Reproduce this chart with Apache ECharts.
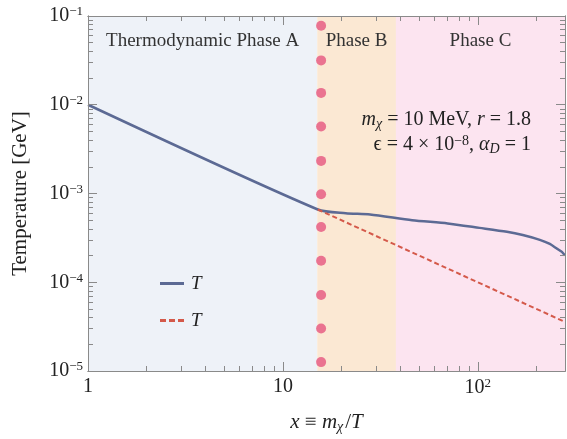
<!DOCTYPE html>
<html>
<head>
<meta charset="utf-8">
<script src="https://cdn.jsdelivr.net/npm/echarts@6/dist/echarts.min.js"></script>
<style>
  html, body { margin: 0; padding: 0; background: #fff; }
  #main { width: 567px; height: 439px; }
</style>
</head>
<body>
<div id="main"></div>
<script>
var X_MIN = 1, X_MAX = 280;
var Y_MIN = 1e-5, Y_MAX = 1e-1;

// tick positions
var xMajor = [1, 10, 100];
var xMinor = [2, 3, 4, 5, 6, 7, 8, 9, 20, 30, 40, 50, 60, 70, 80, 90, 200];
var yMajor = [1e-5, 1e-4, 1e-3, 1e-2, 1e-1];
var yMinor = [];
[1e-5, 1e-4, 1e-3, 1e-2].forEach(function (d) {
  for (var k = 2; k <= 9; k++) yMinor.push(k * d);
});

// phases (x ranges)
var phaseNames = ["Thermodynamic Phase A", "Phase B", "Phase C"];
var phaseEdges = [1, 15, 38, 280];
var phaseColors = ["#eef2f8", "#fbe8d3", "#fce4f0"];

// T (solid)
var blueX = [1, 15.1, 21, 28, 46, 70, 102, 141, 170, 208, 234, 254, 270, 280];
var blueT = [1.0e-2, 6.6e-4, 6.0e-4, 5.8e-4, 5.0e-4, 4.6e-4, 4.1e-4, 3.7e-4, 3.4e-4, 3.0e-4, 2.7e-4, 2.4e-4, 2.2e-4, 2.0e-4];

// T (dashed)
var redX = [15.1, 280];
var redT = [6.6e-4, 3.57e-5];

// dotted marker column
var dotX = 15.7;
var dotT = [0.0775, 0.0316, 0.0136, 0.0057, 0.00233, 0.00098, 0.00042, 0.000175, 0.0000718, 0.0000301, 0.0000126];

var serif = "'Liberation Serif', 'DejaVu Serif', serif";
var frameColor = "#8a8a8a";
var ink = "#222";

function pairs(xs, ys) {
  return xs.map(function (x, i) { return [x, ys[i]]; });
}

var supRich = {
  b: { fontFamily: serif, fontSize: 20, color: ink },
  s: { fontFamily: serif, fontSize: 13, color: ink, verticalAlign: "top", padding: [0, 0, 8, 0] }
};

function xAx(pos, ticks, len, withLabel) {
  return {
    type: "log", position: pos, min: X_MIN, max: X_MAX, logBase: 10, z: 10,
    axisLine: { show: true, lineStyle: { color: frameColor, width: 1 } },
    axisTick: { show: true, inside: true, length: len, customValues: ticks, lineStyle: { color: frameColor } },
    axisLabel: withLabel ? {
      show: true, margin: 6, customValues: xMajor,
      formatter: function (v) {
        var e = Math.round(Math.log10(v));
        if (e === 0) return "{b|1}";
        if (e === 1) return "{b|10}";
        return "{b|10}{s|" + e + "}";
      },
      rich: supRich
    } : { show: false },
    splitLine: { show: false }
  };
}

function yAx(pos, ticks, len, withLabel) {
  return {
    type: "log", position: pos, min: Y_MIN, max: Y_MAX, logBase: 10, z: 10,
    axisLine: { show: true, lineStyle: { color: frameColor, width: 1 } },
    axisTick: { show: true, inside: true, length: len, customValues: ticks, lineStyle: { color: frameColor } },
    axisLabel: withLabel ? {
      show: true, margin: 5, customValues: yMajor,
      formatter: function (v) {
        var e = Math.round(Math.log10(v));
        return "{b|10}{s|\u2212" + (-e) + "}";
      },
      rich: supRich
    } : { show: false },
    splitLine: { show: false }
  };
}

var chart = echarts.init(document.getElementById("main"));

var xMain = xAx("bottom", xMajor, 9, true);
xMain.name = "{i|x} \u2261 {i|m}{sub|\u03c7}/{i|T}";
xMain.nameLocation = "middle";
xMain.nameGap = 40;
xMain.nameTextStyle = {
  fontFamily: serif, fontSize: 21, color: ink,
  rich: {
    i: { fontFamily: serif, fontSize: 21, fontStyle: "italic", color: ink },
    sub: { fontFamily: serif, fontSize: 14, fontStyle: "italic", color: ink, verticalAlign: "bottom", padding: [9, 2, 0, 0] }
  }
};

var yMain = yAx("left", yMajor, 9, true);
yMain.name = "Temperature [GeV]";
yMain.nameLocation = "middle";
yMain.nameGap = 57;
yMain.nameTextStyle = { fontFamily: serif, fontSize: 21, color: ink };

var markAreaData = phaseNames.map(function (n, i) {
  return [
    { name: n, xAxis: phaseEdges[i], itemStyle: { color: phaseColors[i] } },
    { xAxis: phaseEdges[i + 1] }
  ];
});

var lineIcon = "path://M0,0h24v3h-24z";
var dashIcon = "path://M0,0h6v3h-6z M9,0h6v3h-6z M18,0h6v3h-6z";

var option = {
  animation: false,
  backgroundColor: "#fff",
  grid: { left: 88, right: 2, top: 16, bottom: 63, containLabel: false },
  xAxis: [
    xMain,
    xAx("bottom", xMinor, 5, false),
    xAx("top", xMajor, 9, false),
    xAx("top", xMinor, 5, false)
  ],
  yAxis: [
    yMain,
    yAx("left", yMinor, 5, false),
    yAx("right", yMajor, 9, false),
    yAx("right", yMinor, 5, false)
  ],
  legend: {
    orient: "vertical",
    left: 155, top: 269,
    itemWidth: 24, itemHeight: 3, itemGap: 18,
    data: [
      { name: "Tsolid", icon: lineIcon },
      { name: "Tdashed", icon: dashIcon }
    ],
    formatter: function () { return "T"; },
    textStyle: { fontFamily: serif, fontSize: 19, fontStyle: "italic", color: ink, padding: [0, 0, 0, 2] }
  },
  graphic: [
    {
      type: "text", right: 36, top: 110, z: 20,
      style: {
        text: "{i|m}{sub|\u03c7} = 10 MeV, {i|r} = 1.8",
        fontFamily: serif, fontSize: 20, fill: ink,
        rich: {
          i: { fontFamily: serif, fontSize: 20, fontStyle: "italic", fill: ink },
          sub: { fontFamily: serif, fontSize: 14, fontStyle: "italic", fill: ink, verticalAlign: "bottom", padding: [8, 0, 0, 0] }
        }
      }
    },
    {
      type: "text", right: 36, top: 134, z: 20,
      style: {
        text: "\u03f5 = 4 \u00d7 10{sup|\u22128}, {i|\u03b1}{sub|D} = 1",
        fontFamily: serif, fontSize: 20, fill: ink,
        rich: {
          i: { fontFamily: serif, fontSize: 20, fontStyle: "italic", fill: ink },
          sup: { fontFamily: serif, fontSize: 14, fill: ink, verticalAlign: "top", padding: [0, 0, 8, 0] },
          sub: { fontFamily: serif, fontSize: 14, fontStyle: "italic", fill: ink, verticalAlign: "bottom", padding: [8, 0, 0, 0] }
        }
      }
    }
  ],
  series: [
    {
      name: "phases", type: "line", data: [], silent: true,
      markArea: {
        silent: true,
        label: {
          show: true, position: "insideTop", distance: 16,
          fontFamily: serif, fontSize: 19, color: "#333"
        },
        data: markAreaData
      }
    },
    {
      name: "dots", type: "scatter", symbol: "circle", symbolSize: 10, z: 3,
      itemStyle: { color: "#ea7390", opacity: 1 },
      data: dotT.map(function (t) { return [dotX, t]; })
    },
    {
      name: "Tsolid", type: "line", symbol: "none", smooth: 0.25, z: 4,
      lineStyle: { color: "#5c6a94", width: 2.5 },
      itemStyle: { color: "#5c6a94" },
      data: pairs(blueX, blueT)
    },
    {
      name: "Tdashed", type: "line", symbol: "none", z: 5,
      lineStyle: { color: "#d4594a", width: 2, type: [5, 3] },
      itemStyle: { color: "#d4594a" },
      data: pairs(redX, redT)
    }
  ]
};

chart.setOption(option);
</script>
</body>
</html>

= = = = =

▶ Task to complete: Pictures are excluded: retype only the lines from the beginning of the listing above through the line with "var Y_MIN = 1e-5, Y_MAX = 1e-1;", both included.

▶ Result for this task:
Reproduce this chart with Apache ECharts.
<!DOCTYPE html>
<html>
<head>
<meta charset="utf-8">
<script src="https://cdn.jsdelivr.net/npm/echarts@6/dist/echarts.min.js"></script>
<style>
  html, body { margin: 0; padding: 0; background: #fff; }
  #main { width: 567px; height: 439px; }
</style>
</head>
<body>
<div id="main"></div>
<script>
var X_MIN = 1, X_MAX = 280;
var Y_MIN = 1e-5, Y_MAX = 1e-1;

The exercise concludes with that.